429 responses must be mapped to explicit React state machines rather than generic error boundaries. During cooldown windows, interactive components should be disabled, pending mutations queued, and non-blocking progress indicators rendered. Integrating broader Frontend Resilience & UX Handling principles ensures that API degradation translates to graceful UI adaptation rather than perceived application failure.

A centralized request queue manager serializes outbound calls, preventing concurrent bursts from exhausting remaining quota.

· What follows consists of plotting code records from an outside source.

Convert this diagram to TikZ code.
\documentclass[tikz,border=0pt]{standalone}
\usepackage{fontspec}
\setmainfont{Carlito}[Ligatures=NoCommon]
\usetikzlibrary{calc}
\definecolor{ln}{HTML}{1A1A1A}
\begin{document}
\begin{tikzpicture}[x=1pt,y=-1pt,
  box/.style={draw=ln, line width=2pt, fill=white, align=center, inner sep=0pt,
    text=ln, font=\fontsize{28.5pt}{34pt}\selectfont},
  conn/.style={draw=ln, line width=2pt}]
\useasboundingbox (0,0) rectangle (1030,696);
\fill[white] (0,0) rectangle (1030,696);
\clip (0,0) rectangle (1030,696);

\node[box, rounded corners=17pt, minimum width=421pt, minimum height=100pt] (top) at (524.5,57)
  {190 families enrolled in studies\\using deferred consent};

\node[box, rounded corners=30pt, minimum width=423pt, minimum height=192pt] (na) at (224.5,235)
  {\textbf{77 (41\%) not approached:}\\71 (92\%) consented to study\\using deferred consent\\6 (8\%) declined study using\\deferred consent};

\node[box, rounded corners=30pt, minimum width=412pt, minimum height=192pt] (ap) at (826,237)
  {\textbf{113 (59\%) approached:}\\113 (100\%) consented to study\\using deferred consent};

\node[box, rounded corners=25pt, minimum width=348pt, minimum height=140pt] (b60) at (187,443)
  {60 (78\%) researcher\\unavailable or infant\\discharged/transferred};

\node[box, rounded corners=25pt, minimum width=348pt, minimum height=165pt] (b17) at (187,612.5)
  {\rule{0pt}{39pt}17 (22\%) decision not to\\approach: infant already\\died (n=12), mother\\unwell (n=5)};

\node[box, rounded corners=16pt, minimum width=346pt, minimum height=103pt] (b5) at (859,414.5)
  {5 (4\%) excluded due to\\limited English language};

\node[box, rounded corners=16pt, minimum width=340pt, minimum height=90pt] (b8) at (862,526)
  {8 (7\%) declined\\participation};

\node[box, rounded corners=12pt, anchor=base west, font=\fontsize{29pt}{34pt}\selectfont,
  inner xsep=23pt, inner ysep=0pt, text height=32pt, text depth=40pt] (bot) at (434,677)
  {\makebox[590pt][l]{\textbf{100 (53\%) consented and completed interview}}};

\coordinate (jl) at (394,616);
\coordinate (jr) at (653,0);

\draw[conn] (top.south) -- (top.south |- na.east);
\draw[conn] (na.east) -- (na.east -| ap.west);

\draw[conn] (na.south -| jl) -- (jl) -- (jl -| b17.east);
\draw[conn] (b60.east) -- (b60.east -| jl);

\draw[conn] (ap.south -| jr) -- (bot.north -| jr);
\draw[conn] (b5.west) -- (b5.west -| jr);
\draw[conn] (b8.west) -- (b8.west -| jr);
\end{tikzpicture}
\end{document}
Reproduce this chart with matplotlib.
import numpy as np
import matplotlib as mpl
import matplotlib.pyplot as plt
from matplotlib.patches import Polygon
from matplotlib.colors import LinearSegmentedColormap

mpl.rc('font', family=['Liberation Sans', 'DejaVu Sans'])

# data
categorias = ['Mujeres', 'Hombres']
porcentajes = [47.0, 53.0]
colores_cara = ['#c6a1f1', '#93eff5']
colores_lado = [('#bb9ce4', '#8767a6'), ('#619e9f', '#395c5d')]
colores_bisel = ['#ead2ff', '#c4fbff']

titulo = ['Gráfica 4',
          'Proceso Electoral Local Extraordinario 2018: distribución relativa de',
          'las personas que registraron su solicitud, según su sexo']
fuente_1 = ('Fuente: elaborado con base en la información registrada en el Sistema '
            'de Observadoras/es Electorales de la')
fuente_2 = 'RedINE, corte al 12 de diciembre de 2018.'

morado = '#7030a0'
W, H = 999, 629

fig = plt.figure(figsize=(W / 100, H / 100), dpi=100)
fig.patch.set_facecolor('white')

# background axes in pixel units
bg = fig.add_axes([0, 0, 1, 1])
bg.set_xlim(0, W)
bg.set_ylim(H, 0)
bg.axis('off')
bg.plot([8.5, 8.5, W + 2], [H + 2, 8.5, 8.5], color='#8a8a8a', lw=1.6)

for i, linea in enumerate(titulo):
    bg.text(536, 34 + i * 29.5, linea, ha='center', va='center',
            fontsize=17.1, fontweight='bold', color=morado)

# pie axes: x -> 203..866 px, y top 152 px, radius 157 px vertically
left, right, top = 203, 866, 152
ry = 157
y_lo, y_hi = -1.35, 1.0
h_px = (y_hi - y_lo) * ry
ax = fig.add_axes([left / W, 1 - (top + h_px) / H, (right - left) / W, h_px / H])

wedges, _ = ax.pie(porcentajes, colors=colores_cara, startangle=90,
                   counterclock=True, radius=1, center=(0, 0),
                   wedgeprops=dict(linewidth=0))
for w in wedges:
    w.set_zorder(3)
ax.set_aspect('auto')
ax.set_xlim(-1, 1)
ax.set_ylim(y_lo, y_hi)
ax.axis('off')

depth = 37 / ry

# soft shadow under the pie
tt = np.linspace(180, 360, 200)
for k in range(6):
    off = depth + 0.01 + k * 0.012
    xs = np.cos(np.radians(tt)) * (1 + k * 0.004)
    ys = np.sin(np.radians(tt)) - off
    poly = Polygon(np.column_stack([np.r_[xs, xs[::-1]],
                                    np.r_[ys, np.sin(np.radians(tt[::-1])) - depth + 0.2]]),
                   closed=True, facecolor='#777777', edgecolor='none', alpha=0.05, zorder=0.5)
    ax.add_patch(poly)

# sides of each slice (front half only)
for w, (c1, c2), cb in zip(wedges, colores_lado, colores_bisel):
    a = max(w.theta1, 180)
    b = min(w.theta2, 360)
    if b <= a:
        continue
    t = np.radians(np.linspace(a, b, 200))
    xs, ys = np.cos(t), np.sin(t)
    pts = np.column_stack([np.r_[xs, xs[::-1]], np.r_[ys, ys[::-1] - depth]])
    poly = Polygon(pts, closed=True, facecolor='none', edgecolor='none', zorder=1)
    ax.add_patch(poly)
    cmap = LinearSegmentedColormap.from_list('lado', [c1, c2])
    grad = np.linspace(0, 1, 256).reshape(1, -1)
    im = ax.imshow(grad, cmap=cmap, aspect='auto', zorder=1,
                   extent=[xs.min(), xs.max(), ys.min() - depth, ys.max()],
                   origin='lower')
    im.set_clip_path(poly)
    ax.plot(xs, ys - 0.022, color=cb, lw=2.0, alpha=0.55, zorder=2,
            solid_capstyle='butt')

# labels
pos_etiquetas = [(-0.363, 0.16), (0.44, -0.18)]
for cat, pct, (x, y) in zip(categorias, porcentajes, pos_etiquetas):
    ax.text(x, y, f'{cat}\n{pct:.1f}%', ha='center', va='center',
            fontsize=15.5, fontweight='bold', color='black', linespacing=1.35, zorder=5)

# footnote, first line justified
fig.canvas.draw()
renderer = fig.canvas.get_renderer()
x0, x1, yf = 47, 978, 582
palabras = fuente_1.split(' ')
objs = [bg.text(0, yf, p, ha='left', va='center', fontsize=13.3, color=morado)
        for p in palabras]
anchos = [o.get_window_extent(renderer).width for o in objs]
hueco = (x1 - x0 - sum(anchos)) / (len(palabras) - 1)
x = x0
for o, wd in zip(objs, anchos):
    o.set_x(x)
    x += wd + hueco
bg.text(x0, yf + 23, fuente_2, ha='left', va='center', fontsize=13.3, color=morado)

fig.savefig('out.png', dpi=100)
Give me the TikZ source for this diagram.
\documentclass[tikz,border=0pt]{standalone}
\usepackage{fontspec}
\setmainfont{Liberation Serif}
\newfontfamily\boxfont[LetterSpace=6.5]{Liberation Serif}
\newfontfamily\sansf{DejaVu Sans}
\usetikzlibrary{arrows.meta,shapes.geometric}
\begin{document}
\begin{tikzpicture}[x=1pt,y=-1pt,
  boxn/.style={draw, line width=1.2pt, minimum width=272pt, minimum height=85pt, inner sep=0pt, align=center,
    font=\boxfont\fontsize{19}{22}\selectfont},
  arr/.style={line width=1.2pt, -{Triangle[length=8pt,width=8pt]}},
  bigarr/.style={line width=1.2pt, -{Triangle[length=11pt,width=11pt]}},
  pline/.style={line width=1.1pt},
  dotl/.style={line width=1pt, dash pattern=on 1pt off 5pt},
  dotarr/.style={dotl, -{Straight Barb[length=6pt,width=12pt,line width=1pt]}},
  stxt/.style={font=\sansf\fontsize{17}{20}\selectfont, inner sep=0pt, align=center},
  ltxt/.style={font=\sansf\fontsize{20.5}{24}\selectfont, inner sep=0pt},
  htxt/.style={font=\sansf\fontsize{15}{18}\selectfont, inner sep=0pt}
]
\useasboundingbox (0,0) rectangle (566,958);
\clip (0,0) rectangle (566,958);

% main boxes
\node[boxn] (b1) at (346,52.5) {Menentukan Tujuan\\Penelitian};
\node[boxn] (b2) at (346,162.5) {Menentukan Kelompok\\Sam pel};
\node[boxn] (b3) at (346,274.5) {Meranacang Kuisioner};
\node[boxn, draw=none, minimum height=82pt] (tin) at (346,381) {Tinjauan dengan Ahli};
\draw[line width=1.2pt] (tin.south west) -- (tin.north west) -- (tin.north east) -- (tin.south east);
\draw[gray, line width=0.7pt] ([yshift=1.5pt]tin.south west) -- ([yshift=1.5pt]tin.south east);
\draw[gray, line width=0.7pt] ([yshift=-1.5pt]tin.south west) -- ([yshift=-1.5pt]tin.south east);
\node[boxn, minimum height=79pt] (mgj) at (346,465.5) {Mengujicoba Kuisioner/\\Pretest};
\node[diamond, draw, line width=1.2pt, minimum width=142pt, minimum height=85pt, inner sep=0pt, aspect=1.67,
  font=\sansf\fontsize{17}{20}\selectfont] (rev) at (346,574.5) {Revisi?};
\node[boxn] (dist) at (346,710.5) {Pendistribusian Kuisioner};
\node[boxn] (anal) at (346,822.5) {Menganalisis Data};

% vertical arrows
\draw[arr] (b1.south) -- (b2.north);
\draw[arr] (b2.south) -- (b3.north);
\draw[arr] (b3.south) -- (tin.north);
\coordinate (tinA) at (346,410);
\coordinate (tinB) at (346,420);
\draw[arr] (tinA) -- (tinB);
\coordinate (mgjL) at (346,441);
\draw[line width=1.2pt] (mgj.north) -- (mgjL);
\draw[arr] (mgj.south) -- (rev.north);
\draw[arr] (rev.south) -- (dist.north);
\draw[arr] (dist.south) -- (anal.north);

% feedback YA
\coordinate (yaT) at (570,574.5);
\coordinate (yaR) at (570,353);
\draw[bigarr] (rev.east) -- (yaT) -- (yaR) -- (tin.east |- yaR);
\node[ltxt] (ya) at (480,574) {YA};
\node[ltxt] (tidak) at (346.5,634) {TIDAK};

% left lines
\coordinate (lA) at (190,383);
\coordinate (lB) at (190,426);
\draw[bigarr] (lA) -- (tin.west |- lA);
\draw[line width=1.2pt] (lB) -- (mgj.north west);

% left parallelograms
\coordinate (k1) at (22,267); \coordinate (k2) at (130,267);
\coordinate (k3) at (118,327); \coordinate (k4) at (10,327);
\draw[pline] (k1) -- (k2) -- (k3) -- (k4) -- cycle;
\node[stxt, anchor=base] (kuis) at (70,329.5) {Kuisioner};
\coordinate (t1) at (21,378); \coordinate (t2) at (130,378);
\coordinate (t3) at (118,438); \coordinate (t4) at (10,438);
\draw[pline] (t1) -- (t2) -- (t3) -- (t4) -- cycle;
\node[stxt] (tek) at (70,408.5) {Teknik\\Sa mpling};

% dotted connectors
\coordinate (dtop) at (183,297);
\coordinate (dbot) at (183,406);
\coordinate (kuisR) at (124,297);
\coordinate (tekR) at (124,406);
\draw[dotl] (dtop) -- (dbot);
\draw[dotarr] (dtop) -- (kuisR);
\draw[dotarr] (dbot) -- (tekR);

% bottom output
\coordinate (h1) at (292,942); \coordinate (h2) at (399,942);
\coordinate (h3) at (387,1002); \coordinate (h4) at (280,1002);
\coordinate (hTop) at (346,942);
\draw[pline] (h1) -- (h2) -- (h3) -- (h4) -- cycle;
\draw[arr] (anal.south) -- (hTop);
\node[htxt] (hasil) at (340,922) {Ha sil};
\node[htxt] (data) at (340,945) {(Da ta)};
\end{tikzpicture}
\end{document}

// request-queue-manager.ts
export interface QueuedRequest {
 executor: () => Promise<any>;
 resolve: (value: any) => void;
 reject: (reason?: any) => void;
}

export class RequestQueue {
 private queue: QueuedRequest[] = [];
 private isProcessing = false;
 private concurrencyLimit: number;
 private isPaused = false;

 constructor(concurrencyLimit = 1) {
 this.concurrencyLimit = concurrencyLimit;
 }

 enqueue(executor: () => Promise<any>): Promise<any> {
 return new Promise((resolve, reject) => {
 this.queue.push({ executor, resolve, reject });
 if (!this.isPaused) this.processQueue();
 });
 }

 evaluateRateLimit(remaining: number, resetTimestamp: number): void {
 if (remaining <= 1) {
 this.isPaused = true;
 const waitMs = Math.max(0, resetTimestamp * 1000 - Date.now());
 setTimeout(() => this.resume(), waitMs);
 }
 }

 resume() {
 this.isPaused = false;
 this.processQueue();
 }

 private async processQueue() {
 if (this.isProcessing || this.isPaused || this.queue.length === 0) return;
 this.isProcessing = true;

 const batch = this.queue.splice(0, this.concurrencyLimit);
 await Promise.allSettled(
 batch.map(async ({ executor, resolve, reject }) => {
 try { resolve(await executor()); }
 catch (err) { reject(err); }
 })
 );

 this.isProcessing = false;
 this.processQueue();
 }
}

export const requestQueue = new RequestQueue(1);
export const enqueue = (executor: () => Promise<any>) => requestQueue.enqueue(executor);
export const processQueue = () => requestQueue.resume();

Circuit Breakers & Graceful Degradation

When consecutive 429s exceed a defined threshold, the client must trip a circuit breaker to halt outbound traffic entirely. This prevents resource exhaustion and shifts the application into a degraded-but-functional state.

Implementation strategy:

State Tracking: Maintain a sliding window or counter for consecutive 429s per endpoint.
Trip Condition: After 3 consecutive 429s within a 60-second window, transition to OPEN state.
Fallback Routing: Serve cached/stale data via stale-while-revalidate patterns. Disable mutation triggers (POST/PUT/DELETE).
User Messaging: Render explicit, non-alarming UI components indicating temporary service constraints, optionally including a countdown to the next retry window.
Half-Open Transition: After the calculated reset window expires, allow a single probe request. Success transitions to CLOSED; failure re-trips the breaker.

Failure Mode Analysis

Scenario	Impact	Mitigation
Missing or Malformed Retry-After Header	Client cannot calculate exact cooldown, leading to premature retries and secondary 429 cascades.	Implement a safe fallback exponential backoff (base: 1000ms, max: 30000ms) with ±25% randomized jitter. Log header absence for backend telemetry.
Concurrent Request Burst on Mount	Multiple `useEffect` or parallel queries exhaust the rate limit window simultaneously, triggering immediate throttling.	Implement request deduplication and a centralized queue manager. Serialize outbound calls when remaining quota drops below 2.
Excessive Cooldown Periods (>60s)	UI appears frozen or broken, causing user abandonment or manual refresh loops.	Activate circuit breaker state. Serve cached/stale data, display a countdown timer to next retry, and disable mutation triggers until the window resets.
CDN/WAF Layer Throttling vs Application Layer	Application-level headers are stripped or overridden by edge proxies, breaking client-side parsing logic.	Detect edge-specific headers (e.g., `CF-RateLimit`, `X-Edge-Status`). Implement a dual-parsing strategy that prioritizes application headers but falls back to edge directives when available.